Dialect or Not, That is the Question.

Strictly speaking, my mother tongue – if the definition of mother tongue is the one that you hear/speak throughout childhood – is not Mandarin Chinese but Fenghua Hua, the dialect from my hometown where I grew up and lived till 17 years old before I left for university in Shangahi. Mandarin is a language that I learnt when I started school at the age of six. (by the way, isn’t it a proof that a new language can be learnt at a rather ‘late’ age of six?)

Yet, I am not teaching Nina Fenghua Hua, but Mandarin Chinese only. Even my mom said that she would make an effort to speak Mandarin with Nina. The reason? ‘Because Fenghua Hua has no real value’, quote from my mom.

Is it true that the dialect has no value?

I was chatting with L. who has a daughter about same age as Nina and an older son of 3 years old. L is origionally from North-East part of India while her husband is from South India. They each speak different regional languages (I didn’t manage to remember the names of languages, shame on me!) so English becomes the common language between them. Their older son speaks some words of L’s local language thanks to L’s mother’s effort, but their younger daughter will not, because they have decided not to teach her that language.

It also leads me to think of my 8-year-old niece (my sister’s daughter) who lives in a city not far from our hometown. She can understand Fenghua Hua because that’s pretty much the only language that her great-grandparents speak, however she would always reply back in Mandarin because that’s what she has been talked to by her parents and in school from birth. No one including her great-grandparents seems to be bothered.

On a different note, Shanghai Hua is getting a momentum from its locals – those whose parents are Shanghainese too, NOT those ‘new Shanghainese’ who are recent migrants to the city like myself – to be spoken more not only on the street but also in more public areas including bus & metro for the stop announcement for example. It is a movement that gets more and more supports in recent years. It’s not uncommon to see a passage on weibo (a Chinese version of facebook and twitter combined) in standard Chinese characters but would make sense only when pronounced in Shanghai Hua. I have many friends from Shanghai talking to their kids in Shanghai Hua only at home.

So why Fenghua Hua & L’s language and Shanghai Hua are getting so different treatment from its own people? Is it because people from Shanghai feel more strongly about their heritage?

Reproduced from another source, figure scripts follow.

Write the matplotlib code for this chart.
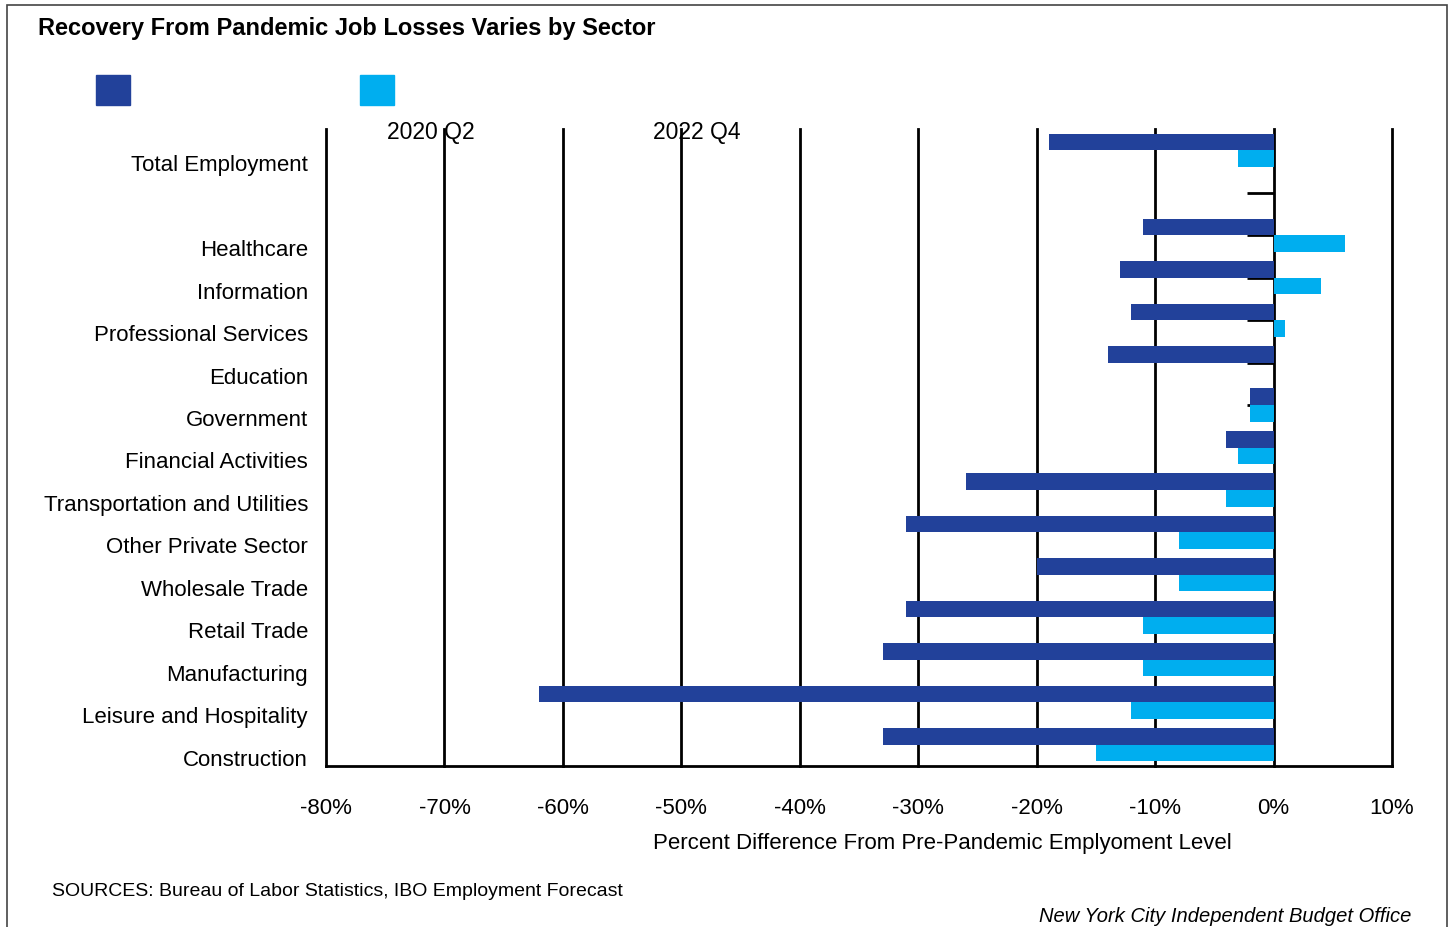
import numpy as np
import matplotlib.pyplot as plt
import matplotlib.transforms as mtransforms
from matplotlib.patches import Rectangle

plt.rcParams['font.family'] = ['Liberation Sans', 'DejaVu Sans']

# data
sectors = ['Total Employment', '', 'Healthcare', 'Information', 'Professional Services',
           'Education', 'Government', 'Financial Activities', 'Transportation and Utilities',
           'Other Private Sector', 'Wholesale Trade', 'Retail Trade', 'Manufacturing',
           'Leisure and Hospitality', 'Construction']
q2_2020 = [-19, 0, -11, -13, -12, -14, -2, -4, -26, -31, -20, -31, -33, -62, -33]
q4_2022 = [-3, 0, 6, 4, 1, 0, -2, -3, -4, -8, -8, -11, -11, -12, -15]
series_names = ['2020 Q2', '2022 Q4']
xticks = np.arange(-80, 11, 10)

dark = '#22419A'
light = '#00AEEF'

fig = plt.figure(figsize=(14.5, 9.27), dpi=100)
ax = fig.add_axes([326/1450, 1-766/927, (1392-326)/1450, (766-129)/927])

y = np.arange(len(sectors))
h = 0.39
ax.barh(y - h/2, q2_2020, height=h, color=dark, zorder=3)
ax.barh(y + h/2, q4_2022, height=h, color=light, zorder=3)

# grid lines / zero axis with small ticks
for xv in xticks:
    ax.axvline(xv, color='black', lw=2, zorder=1, clip_on=False)
ax.hlines(y, -2.2, 0, color='black', lw=2, zorder=2)

ax.set_xlim(-80, 10)
ax.set_ylim(len(sectors) - 0.5, -0.5)
ax.set_xticks(xticks)
ax.set_xticklabels([f'{v}%' for v in xticks], fontsize=16)
ax.set_yticks(y)
ax.set_yticklabels(sectors, fontsize=16)
ax.tick_params(axis='both', length=0)
ax.tick_params(axis='x', pad=23)
ax.tick_params(axis='y', pad=13)
offset = mtransforms.ScaledTranslation(0, -13/100, fig.dpi_scale_trans)
for lab in ax.get_yticklabels():
    lab.set_transform(lab.get_transform() + offset)

for s in ['top', 'right', 'left']:
    ax.spines[s].set_visible(False)
ax.spines['bottom'].set_linewidth(2)

ax.text(0.578, -0.121, 'Percent Difference From Pre-Pandemic Emplyoment Level',
        transform=ax.transAxes, ha='center', va='center', fontsize=16)

# title, legend, notes
fig.text(38/1450, 1-28/927, 'Recovery From Pandemic Job Losses Varies by Sector',
         fontsize=17, fontweight='bold', va='center', ha='left')
fig.patches.append(Rectangle((96/1450, 1-105/927), 34/1450, 30/927,
                             transform=fig.transFigure, color=dark))
fig.patches.append(Rectangle((360/1450, 1-105/927), 34/1450, 30/927,
                             transform=fig.transFigure, color=light))
fig.text(387/1450, 1-133/927, series_names[0], fontsize=16.5, va='center', ha='left')
fig.text(653/1450, 1-133/927, series_names[1], fontsize=16.5, va='center', ha='left')
fig.text(52/1450, 1-891/927, 'SOURCES: Bureau of Labor Statistics, IBO Employment Forecast',
         fontsize=14, va='center', ha='left')
fig.text(1411/1450, 1-916/927, 'New York City Independent Budget Office',
         fontsize=14.5, style='italic', va='center', ha='right')

fig.patches.append(Rectangle((7/1450, -0.05), 1440/1450, 1.05 - 5/927,
                             transform=fig.transFigure, fill=False,
                             edgecolor='#444444', lw=1.2))

fig.savefig('out.png', dpi=100)
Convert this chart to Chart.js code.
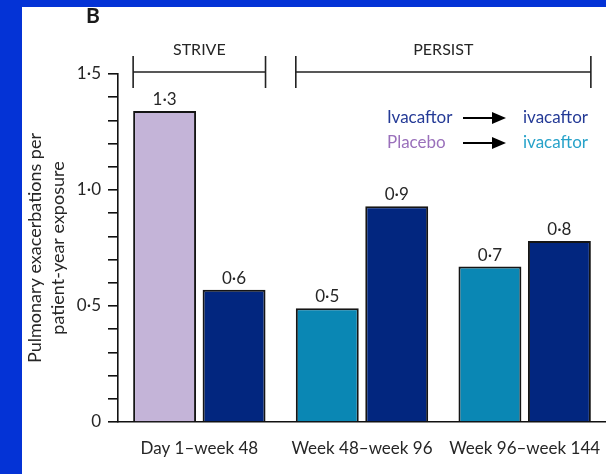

Or simply down to the fact that Shanghai has a large enough population to support the evolvement of its dialect? Or perhaps because Shanghai holds such an important place as a city and an economy in the whole country that its people feel their dialect deserves a special place to match?

I don’t have an answer. There perhaps isn’t a simple answer.

For now, I continue to speak Fenghua Hua with my mom and Mandarin with my daughter.

3 Comments

  • eacrisfield

    December 11, 2013 at 8:44 pm Reply

    This is a great post, which illustrates well the complexities of choosing dialect over language, and how power/economy impacts language as well. Thanks for directing me here! Can I reblog this on my site as a follow-on post to my previous post about dialect and language?

    • Yin @ trilingual family

      December 12, 2013 at 12:08 am Reply

      sure feel free to reblog it, as long as it’s linked back to its source here 🙂 I am glad you resonated with it!